Source: Manila Standard
The government imposed a provisional safeguard duty of P8.40 per 40-kilogram bag of imported cement to protect the local industry amid the surge of imports.
The safeguard duty represents about 4 percent of the average retail price of cement and would be implemented for 200 days while the Tariff Commission is conducting a formal investigation.
The Trade Department earlier initiated a motu proprio or a preliminary investigation to determine whether increased imports of cement were causing or threatening to cause serious injury to the domestic industry.
Trade Secretary Ramon Lopez said the provisional safeguard duty is at “a level that will ensure price and supply.”

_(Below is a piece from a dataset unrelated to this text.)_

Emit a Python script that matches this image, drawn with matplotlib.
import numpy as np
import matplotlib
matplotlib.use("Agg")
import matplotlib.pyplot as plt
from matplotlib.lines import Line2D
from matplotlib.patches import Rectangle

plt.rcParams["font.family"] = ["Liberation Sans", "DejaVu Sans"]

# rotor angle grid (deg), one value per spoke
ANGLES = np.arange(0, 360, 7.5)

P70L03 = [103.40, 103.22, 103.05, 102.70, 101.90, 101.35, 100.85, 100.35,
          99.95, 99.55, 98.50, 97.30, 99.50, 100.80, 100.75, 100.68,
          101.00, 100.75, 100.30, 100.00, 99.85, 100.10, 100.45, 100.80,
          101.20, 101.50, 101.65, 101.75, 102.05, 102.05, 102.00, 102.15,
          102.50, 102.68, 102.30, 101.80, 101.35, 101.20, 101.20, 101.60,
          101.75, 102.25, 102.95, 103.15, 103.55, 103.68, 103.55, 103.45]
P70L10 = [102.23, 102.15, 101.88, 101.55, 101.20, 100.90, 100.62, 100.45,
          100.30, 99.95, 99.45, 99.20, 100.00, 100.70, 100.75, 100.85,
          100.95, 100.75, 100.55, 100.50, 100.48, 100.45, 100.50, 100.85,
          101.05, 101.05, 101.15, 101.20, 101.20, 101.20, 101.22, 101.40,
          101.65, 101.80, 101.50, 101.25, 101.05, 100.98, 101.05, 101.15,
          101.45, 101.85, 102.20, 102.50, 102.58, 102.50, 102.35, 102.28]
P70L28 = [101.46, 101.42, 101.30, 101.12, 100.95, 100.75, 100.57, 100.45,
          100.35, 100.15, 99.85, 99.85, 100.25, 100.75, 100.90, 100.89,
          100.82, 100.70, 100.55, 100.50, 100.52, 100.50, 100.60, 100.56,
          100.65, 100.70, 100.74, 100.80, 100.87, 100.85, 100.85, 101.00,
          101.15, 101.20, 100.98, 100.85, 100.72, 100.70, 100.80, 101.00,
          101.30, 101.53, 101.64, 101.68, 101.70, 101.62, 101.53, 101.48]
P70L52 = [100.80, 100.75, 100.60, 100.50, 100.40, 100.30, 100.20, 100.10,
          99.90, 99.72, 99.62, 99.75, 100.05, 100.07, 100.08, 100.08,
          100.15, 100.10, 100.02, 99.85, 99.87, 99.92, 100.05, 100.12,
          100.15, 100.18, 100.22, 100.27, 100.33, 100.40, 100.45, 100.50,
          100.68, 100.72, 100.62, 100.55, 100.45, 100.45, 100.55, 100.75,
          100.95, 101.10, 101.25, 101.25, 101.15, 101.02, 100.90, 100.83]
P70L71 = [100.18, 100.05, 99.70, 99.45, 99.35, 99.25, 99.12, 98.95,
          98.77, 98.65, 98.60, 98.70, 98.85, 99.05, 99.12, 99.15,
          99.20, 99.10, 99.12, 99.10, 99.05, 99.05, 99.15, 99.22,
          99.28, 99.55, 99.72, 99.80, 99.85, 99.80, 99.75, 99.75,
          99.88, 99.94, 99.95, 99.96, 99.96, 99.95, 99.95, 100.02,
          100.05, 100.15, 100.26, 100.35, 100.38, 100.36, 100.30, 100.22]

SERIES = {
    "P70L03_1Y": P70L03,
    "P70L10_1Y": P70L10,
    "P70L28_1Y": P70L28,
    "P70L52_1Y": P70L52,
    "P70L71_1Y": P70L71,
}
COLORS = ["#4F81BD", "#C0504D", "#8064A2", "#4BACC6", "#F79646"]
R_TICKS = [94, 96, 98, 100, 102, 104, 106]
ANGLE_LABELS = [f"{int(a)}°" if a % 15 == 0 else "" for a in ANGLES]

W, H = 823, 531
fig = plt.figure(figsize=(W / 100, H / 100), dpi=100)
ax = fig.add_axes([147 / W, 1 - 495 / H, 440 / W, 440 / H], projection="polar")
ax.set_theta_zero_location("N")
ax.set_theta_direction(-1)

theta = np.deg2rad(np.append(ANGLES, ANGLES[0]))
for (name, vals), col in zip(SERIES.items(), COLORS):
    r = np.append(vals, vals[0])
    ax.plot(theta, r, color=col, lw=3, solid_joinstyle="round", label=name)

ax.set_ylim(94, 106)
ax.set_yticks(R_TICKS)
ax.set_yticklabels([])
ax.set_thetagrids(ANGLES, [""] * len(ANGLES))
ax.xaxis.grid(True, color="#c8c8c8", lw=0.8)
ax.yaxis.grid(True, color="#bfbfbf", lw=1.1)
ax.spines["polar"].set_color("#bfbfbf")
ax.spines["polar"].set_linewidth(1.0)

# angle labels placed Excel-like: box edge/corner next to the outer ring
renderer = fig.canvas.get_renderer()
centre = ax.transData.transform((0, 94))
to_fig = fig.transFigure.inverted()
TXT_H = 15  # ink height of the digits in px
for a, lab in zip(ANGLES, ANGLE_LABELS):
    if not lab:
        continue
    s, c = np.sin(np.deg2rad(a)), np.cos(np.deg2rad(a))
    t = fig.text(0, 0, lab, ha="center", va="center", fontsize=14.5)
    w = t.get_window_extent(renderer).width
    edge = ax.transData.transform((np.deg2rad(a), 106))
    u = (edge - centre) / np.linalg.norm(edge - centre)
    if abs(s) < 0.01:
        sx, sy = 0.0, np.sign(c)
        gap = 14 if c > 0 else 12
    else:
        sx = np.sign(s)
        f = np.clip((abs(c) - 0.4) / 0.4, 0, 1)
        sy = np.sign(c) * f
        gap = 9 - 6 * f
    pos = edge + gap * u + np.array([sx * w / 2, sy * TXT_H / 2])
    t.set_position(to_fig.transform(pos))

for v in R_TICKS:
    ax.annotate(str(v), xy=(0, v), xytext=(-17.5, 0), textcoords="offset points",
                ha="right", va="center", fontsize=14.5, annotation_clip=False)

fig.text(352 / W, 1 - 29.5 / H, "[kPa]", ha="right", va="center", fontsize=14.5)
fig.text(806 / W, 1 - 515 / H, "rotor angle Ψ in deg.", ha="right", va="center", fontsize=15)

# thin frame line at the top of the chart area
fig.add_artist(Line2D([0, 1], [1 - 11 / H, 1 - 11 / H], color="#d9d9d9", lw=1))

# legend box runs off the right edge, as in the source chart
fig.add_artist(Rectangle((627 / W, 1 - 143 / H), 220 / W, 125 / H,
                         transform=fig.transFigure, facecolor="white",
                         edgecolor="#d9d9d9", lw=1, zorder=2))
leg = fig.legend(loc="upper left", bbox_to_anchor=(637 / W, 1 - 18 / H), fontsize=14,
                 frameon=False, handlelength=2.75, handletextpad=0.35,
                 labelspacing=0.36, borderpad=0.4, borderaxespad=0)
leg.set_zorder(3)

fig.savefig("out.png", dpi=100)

He said safeguard duties were legitimate tools in trade remedies allowed by the World Trade Organization to assist industries that have experienced a surge in imports and a decline in sales and profit.

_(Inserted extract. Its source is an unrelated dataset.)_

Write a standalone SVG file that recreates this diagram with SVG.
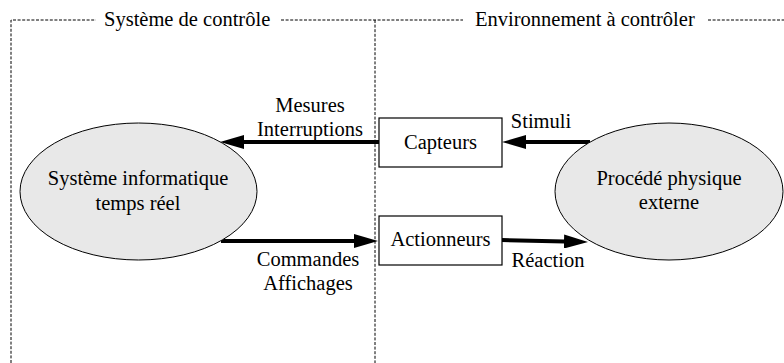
<svg xmlns="http://www.w3.org/2000/svg" width="784" height="363" viewBox="0 0 784 363">
  <defs>
    <style>
      text { font-family: "Liberation Serif", "Times New Roman", serif; font-size: 20.5px; fill: #000; }
      .mid { text-anchor: middle; }
      .frame { fill: none; stroke: #000; stroke-width: 1; stroke-dasharray: 3 1.6; }
      .ell { fill: #e8e8e8; stroke: #000; stroke-width: 1; }
      .box { fill: #fff; stroke: #000; stroke-width: 1.2; }
      .arrow { fill: none; stroke: #000; stroke-width: 4; }
    </style>
    <marker id="ah" viewBox="0 0 24 14" markerWidth="24" markerHeight="14" refX="12" refY="7" orient="auto" markerUnits="userSpaceOnUse">
      <path d="M0,0 L24,7 L0,14 z" fill="#000"/>
    </marker>
  </defs>
  <rect width="784" height="363" fill="#fff"/>

  <g id="frames">
    <path class="frame" d="M11,363 V20 H96"/>
    <path class="frame" d="M281,20 H463"/>
    <path class="frame" d="M375,20 V363"/>
    <path class="frame" d="M708,20 H784"/>
    <text x="104" y="26">Système de contrôle</text>
    <text x="475" y="26">Environnement à contrôler</text>
  </g>

  <g id="connectors">
    <line class="arrow" x1="380" y1="142" x2="232" y2="142" marker-end="url(#ah)"/>
    <line class="arrow" x1="590" y1="142" x2="514" y2="142" marker-end="url(#ah)"/>
    <line class="arrow" x1="221" y1="241" x2="366" y2="241" marker-end="url(#ah)"/>
    <line class="arrow" x1="502" y1="240" x2="576" y2="241.7" marker-end="url(#ah)"/>
    <text class="mid" x="310" y="112">Mesures</text>
    <text class="mid" x="310" y="136">Interruptions</text>
    <text class="mid" x="541" y="128">Stimuli</text>
    <text class="mid" x="308" y="266">Commandes</text>
    <text class="mid" x="308" y="290">Affichages</text>
    <text class="mid" x="548" y="267">Réaction</text>
  </g>

  <g id="systeme-informatique">
    <ellipse class="ell" cx="138.5" cy="191.5" rx="118.5" ry="68.5"/>
    <text class="mid" x="138" y="185">Système informatique</text>
    <text class="mid" x="138" y="210">temps réel</text>
  </g>

  <g id="procede-physique">
    <ellipse class="ell" cx="669" cy="191.5" rx="114" ry="68.5"/>
    <text class="mid" x="669" y="185">Procédé physique</text>
    <text class="mid" x="669" y="209">externe</text>
  </g>

  <g id="capteurs">
    <rect class="box" x="379" y="118" width="123" height="49"/>
    <text class="mid" x="440.5" y="149">Capteurs</text>
  </g>

  <g id="actionneurs">
    <rect class="box" x="379" y="216" width="123" height="49"/>
    <text class="mid" x="440.5" y="246">Actionneurs</text>
  </g>
</svg>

Data supplied by cement manufacturers to the Trade Department showed that from 3,558 metric tons in 2013, imports rose to more than 3 million MT in 2017 while the share of imports by traders went up from only 0.02 percent to 15 percent during the same period.
Data also showed that the industry experienced a sharp decline of 49 percent in income in 2017.
The department said despite the safeguard tariff, it expected imports to continue coming into the country. It said that contrary to importers data, there would be enough supply to support demand.
It estimated the domestic capacity at 35 million metric tons versus the estimated demand 25 million MT.
The Philippine Cement Importers Association Inc. earlier asked the Trade Department to explain its motive for initiating an investigation on imported cement which it said could exacerbate the cement shortage in the country as the government undertakes the ‘Build, Build’ Build’ infrastructure program.
PCIA president Napoleon Co said it was a bit perplexing why a motu proprio investigation was necessary when the country was following open trade.
Lopez assured that prices of domestic cement would remain stable despite the higher tariff on imports.
“We are requiring the cement manufacturers to maintain their current retail price levels. We will closely monitor the selling price of cement manufacturers and ensure that they will not implement increases,” Lopez said.
“At the same time, it will encourage existing and new players to build additional facilities to attain a healthy level of domestic capacity that will address our perennial trade deficits, and ensure long-run supply of cement needed for public infrastructure projects and for building homes for Filipinos; and more importantly generate more jobs here in the country, instead of helping job generation in other countries every time we import,” he said.
The provisional authority is good for 200 days in the form of cash bond on imported cement, while the Tariff Commission undertakes and concludes its formal investigation.
Lopez said the Trade Department was balancing the interests of all stakeholders and giving particular attention to ensuring that cement supply remained steady and that prices would not increase.
He said the country should not solely rely on imports as global supply and demand situation would be risky. He said too much dependence on imports would also lead to perennial trade deficit.
Co said, however, there was no need for the department to protect the robust domestic cement industry, given its massive earnings.
Cement manufacturers continued to rake in huge profits, posting industry sales of P109 billion and industry earnings of P14.7 billion in 2017, he said.